GIANYAR – Sembilan petani penggarap di pondokan Sengkulung, Banjar Selasih, Desa Puhu, Payangan Gianyar dikejutkan dengan datangnya sebuah surat yang dibawa satpam perusahaan, Rabu (6/5).
Surat berkop M. Syawal & Partners Advocates & Legal Consultants itu dikirim kepada pada petani Selasih, Gianyar.
Salah satu petani yang enggan namanya untuk ditulis, kepada Radarbali.id, memperlihatkan surat tersebut dengan perihal
surat bertulis larangan menggunakan/memanfaatkan lahan HGB seluas 17,2 Ha milik PT URDD (Ubud Resort Duta Development).
“Surat datang dibawa oleh semua satpam PT dan diberikan kepada petani penggarap,” ujar petani Selasih kemarin siang.
Isi surat dari PT URDD pada intinya memperingati para petani karena masih menggarap dan mengambil hasil tanaman yang di klaim milik PT URDD.
“Kami kembali ingatkan kepada saudara sesuai kesepakatan dalam rangka pengembangan lahan tersebut, maka sejak bulan Mei 2019, PT URDD berencana akan mengembangkan lahan tersebut menjadi daerah tujuan wisata,” tulisnya.
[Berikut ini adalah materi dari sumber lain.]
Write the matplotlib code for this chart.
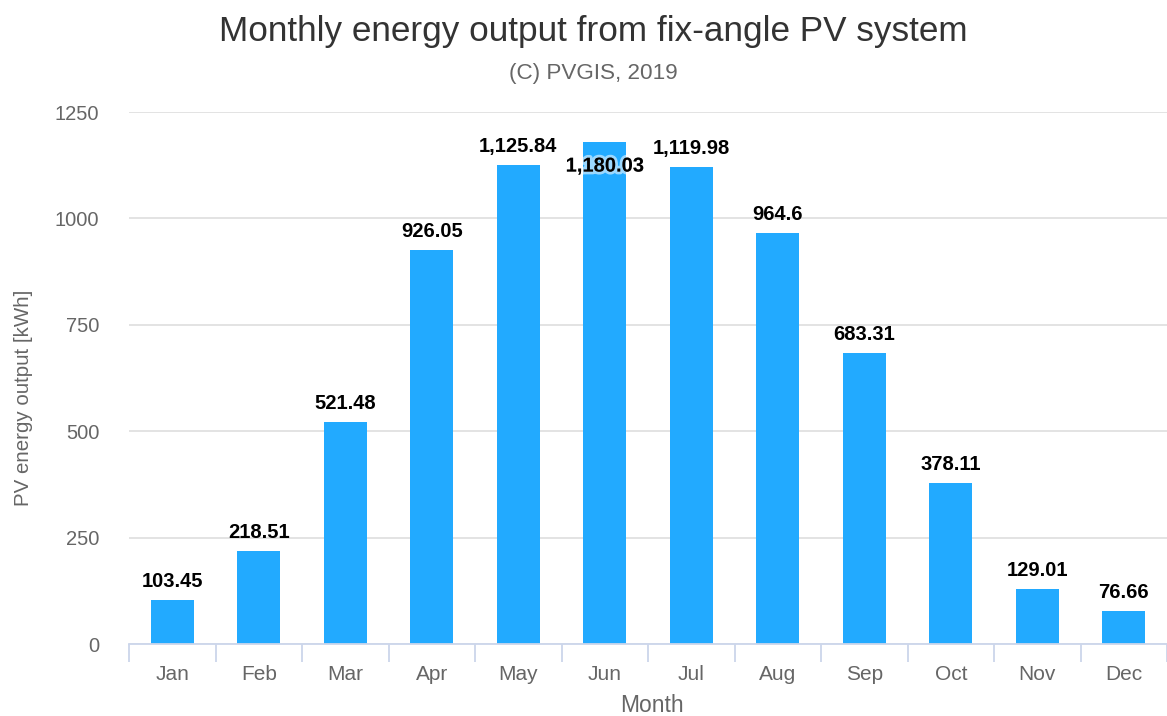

“Maka PT URDD telah membersihkan sebagian lahannya yaitu seluas 17,2 Ha yang akan diproyeksikan untuk pengembangan daerah wisata,” lanjutnya dalam surat.
Surat tersebut tentu mengejutkan para petani yang telah menggarap lahan tersebut sejak puluhan tahun lamanya. Saat diminta untuk menandatangani surat itu, jelas petani menolaknya.
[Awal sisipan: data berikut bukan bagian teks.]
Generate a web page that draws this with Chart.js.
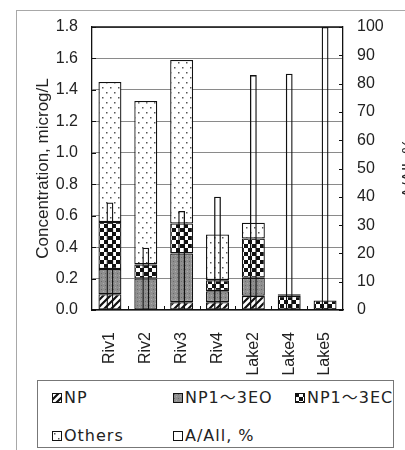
<!DOCTYPE html>
<html>
<head>
<meta charset="utf-8">
<script src="https://cdn.jsdelivr.net/npm/chart.js@4.4.1/dist/chart.umd.min.js"></script>
<style>
  html, body { margin: 0; padding: 0; background: #fff; overflow: hidden; width: 405px; height: 450px; }
  #frame { position: absolute; left: 16px; top: 10px; width: 480px; height: 480px;
           border-top: 1px solid #a8a8a8; border-left: 1px solid #a8a8a8; }
  #chart { position: absolute; left: 0; top: 0; }
  #legend { position: absolute; left: 37px; top: 380px; width: 355px; height: 66px;
            border: 1px solid #777; color: #222; background: #fff;
            font-family: "DejaVu Sans", "Noto Sans CJK JP", sans-serif; font-size: 16px; letter-spacing: 1px; }
  .item { position: absolute; display: flex; align-items: center; white-space: nowrap; height: 20px; line-height: 20px; }
  .item canvas { margin-right: 2px; }
</style>
</head>
<body>
<div id="frame"></div>
<canvas id="chart" width="420" height="378"></canvas>
<div id="legend"></div>
<script>
// Sampling sites
const categories = ['Riv1', 'Riv2', 'Riv3', 'Riv4', 'Lake2', 'Lake4', 'Lake5'];

// Concentrations by compound group, microg/L (stacked)
const npConc     = [0.10, 0.00, 0.05, 0.05, 0.09, 0.00, 0.00];
const eo13Conc   = [0.16, 0.20, 0.31, 0.07, 0.115, 0.00, 0.00];
const ec13Conc   = [0.30, 0.09, 0.19, 0.07, 0.25, 0.09, 0.06];
const othersConc = [0.89, 1.04, 1.04, 0.29, 0.10, 0.01, 0.00];

// Share of A in all, percent (right axis)
const aAllPercent = [38, 22, 35, 40, 83, 83.5, 100];

const seriesLabels = ['NP', 'NP1\uFF5E3EO', 'NP1\uFF5E3EC', 'Others', 'A/All, %'];
const leftTitle = 'Concentration, microg/L';
const rightTitle = 'A/All, %';
const concRange = { min: 0, max: 1.8, step: 0.2 };
const pctRange = { min: 0, max: 100, step: 10 };

// Monochrome fill patterns
function tile(w, h, paint) {
  const c = document.createElement('canvas');
  c.width = w; c.height = h;
  const g = c.getContext('2d');
  g.fillStyle = '#fff';
  g.fillRect(0, 0, w, h);
  paint(g, w, h);
  return g.createPattern(c, 'repeat');
}
const npFill = tile(7, 7, (g, w, h) => {
  g.strokeStyle = '#111'; g.lineWidth = 2.2;
  g.beginPath();
  for (const o of [-w, 0, w]) { g.moveTo(o - 1, h + 1); g.lineTo(o + w + 1, -1); }
  g.stroke();
});
const eoFill = tile(4, 4, (g) => {
  g.fillStyle = '#8f8f8f'; g.fillRect(0, 0, 4, 4);
  g.fillStyle = '#6a6a6a'; g.fillRect(1, 1, 1, 1);
  g.fillStyle = '#adadad'; g.fillRect(3, 3, 1, 1);
});
const ecFill = tile(8, 8, (g) => {
  g.fillStyle = '#111';
  g.fillRect(0, 0, 4, 4);
  g.fillRect(4, 4, 4, 4);
});
const othersFill = tile(8, 10, (g) => {
  g.fillStyle = '#555';
  g.fillRect(2, 2, 1.5, 1.5);
  g.fillRect(6, 7, 1.5, 1.5);
});
const seriesFills = [npFill, eoFill, ecFill, othersFill, '#fff'];

function stackSet(label, data, fill) {
  return {
    label, data, yAxisID: 'y',
    backgroundColor: fill, borderColor: '#111', borderWidth: 1.3, borderSkipped: false,
    barPercentage: 0.64, categoryPercentage: 1, order: 1
  };
}

const tickFont = { family: '"Liberation Sans", Arial, sans-serif', size: 16 };

// Frame top edge, inward tick marks and right-hand axis title
const framePlugin = {
  id: 'frame',
  afterDraw(chart) {
    const { ctx, chartArea: a, scales } = chart;
    ctx.save();
    ctx.strokeStyle = '#111';
    ctx.lineWidth = 1.3;
    ctx.beginPath();
    ctx.moveTo(a.left, a.top); ctx.lineTo(a.right, a.top);
    ctx.stroke();
    ctx.lineWidth = 1;
    ctx.beginPath();
    scales.y.ticks.forEach(t => {
      const py = Math.round(scales.y.getPixelForValue(t.value)) + 0.5;
      ctx.moveTo(a.left, py); ctx.lineTo(a.left + 4, py);
    });
    scales.y1.ticks.forEach(t => {
      const py = Math.round(scales.y1.getPixelForValue(t.value)) + 0.5;
      ctx.moveTo(a.right - 4, py); ctx.lineTo(a.right, py);
    });
    for (let i = 0; i < categories.length - 1; i++) {
      const px = Math.round((scales.x.getPixelForValue(i) + scales.x.getPixelForValue(i + 1)) / 2) + 0.5;
      ctx.moveTo(px, a.bottom); ctx.lineTo(px, a.bottom - 4);
    }
    ctx.stroke();
    ctx.fillStyle = '#222';
    ctx.font = '17px "Liberation Sans", Arial, sans-serif';
    ctx.textAlign = 'center';
    ctx.textBaseline = 'middle';
    ctx.translate(scales.y1.right - 11, (a.top + a.bottom) / 2);
    ctx.rotate(-Math.PI / 2);
    ctx.fillText(rightTitle, 0, 0);
    ctx.restore();
  }
};

const chart = new Chart(document.getElementById('chart'), {
  type: 'bar',
  data: {
    labels: categories,
    datasets: [
      stackSet(seriesLabels[0], npConc, npFill),
      stackSet(seriesLabels[1], eo13Conc, eoFill),
      stackSet(seriesLabels[2], ec13Conc, ecFill),
      stackSet(seriesLabels[3], othersConc, othersFill),
      {
        label: seriesLabels[4], data: aAllPercent, yAxisID: 'y1',
        backgroundColor: 'rgba(255,255,255,0)', borderColor: '#111', borderWidth: 1.3, borderSkipped: false,
        barPercentage: 0.19, categoryPercentage: 1, order: 0
      }
    ]
  },
  options: {
    responsive: false,
    animation: false,
    devicePixelRatio: 1,
    layout: { padding: { top: 27, left: 0, right: 0, bottom: 0 } },
    plugins: { legend: { display: false }, tooltip: { enabled: false } },
    scales: {
      x: {
        stacked: true,
        grid: { display: false },
        border: { display: true, color: '#111', width: 1.3 },
        ticks: { minRotation: 90, maxRotation: 90, padding: 14, color: '#222', font: tickFont },
        afterFit(s) { s.height = 68; }
      },
      y: {
        stacked: true,
        min: concRange.min, max: concRange.max,
        ticks: { stepSize: concRange.step, padding: 14, color: '#222', font: tickFont,
                 callback: v => Number(v).toFixed(1) },
        grid: { color: '#8a8a8a', lineWidth: 1, drawTicks: false },
        border: { display: true, color: '#111', width: 1.3 },
        title: { display: true, text: leftTitle, color: '#222',
                 font: { family: '"Liberation Sans", Arial, sans-serif', size: 17 }, padding: { top: 33, bottom: 0 } },
        afterFit(s) { s.width = 92; }
      },
      y1: {
        position: 'right',
        min: pctRange.min, max: pctRange.max,
        ticks: { stepSize: pctRange.step, padding: 14, color: '#222', font: tickFont },
        grid: { display: false, drawTicks: false },
        border: { display: true, color: '#111', width: 1.3 },
        afterFit(s) { s.width = 77; }
      }
    }
  },
  plugins: [framePlugin]
});

// Legend box built from the dataset labels and fills
const legendSlots = [[14, 7], [135, 7], [257, 7], [14, 45], [135, 45]];
const legendEl = document.getElementById('legend');
chart.data.datasets.forEach((ds, i) => {
  const item = document.createElement('div');
  item.className = 'item';
  item.style.left = legendSlots[i][0] + 'px';
  item.style.top = legendSlots[i][1] + 'px';
  const sw = document.createElement('canvas');
  sw.width = 10; sw.height = 10;
  const g = sw.getContext('2d');
  g.fillStyle = seriesFills[i];
  g.fillRect(0, 0, 10, 10);
  g.strokeStyle = '#111'; g.lineWidth = 1;
  g.strokeRect(0.5, 0.5, 9, 9);
  const tx = document.createElement('span');
  tx.textContent = ds.label;
  item.appendChild(sw);
  item.appendChild(tx);
  legendEl.appendChild(item);
});
</script>
</body>
</html>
“Semua petani disuruh untuk tandatangan tapi tidak ada yang mau. Kami tak mau tanda tangan penerimaan surat dan persetujuan atas surat tersebut,” tegas petani penggarap.
Petani Selasih pun mengaku akan tetap mempertahankan tanah yang sudah digarapnya dari beberapa keturunan itu.
Diketahui sebelumnya, konflik agraria antara PT URDD dengan Petani di Banjar Selasih memang cukup alot dan belum ada solusi yang tepat.
Awalnya tanah yang dikuasai Puri Payangan dan kemudian diserahkan kepada para warga untuk digarap dan menjadi lahan pertanian.
Tanah yang diserahkan ke warga itu sudah berlangsung sejak zaman kerajaan dulu. Entah apa yang terjadi, tahun 1997 PT URDD datang dan mengklaim memiliki Hak Guna Bangunan (HGB) di lahan tersebut.
Desas desusnya, pihak Puri Payangan telah menjual tanah tersebut tanpa sepengetahuan warga penggarap yang notabene sudah menduduki atau diserahkan tanah tersebut kepada warga sejak zaman kerajaan oleh sang raja kala itu.
Disini, konflik pun dimulai. Meski diklaim tanah tersebut oleh perusahaan sejak 1997, namun tidak pernah ada aktivitas oleh perusahaan.
Baru-baru inilah pihak PT URDD muncul atau 22 tahun lamanya tanpa aktivitas, kini perusahaan ingin menggarap para petani.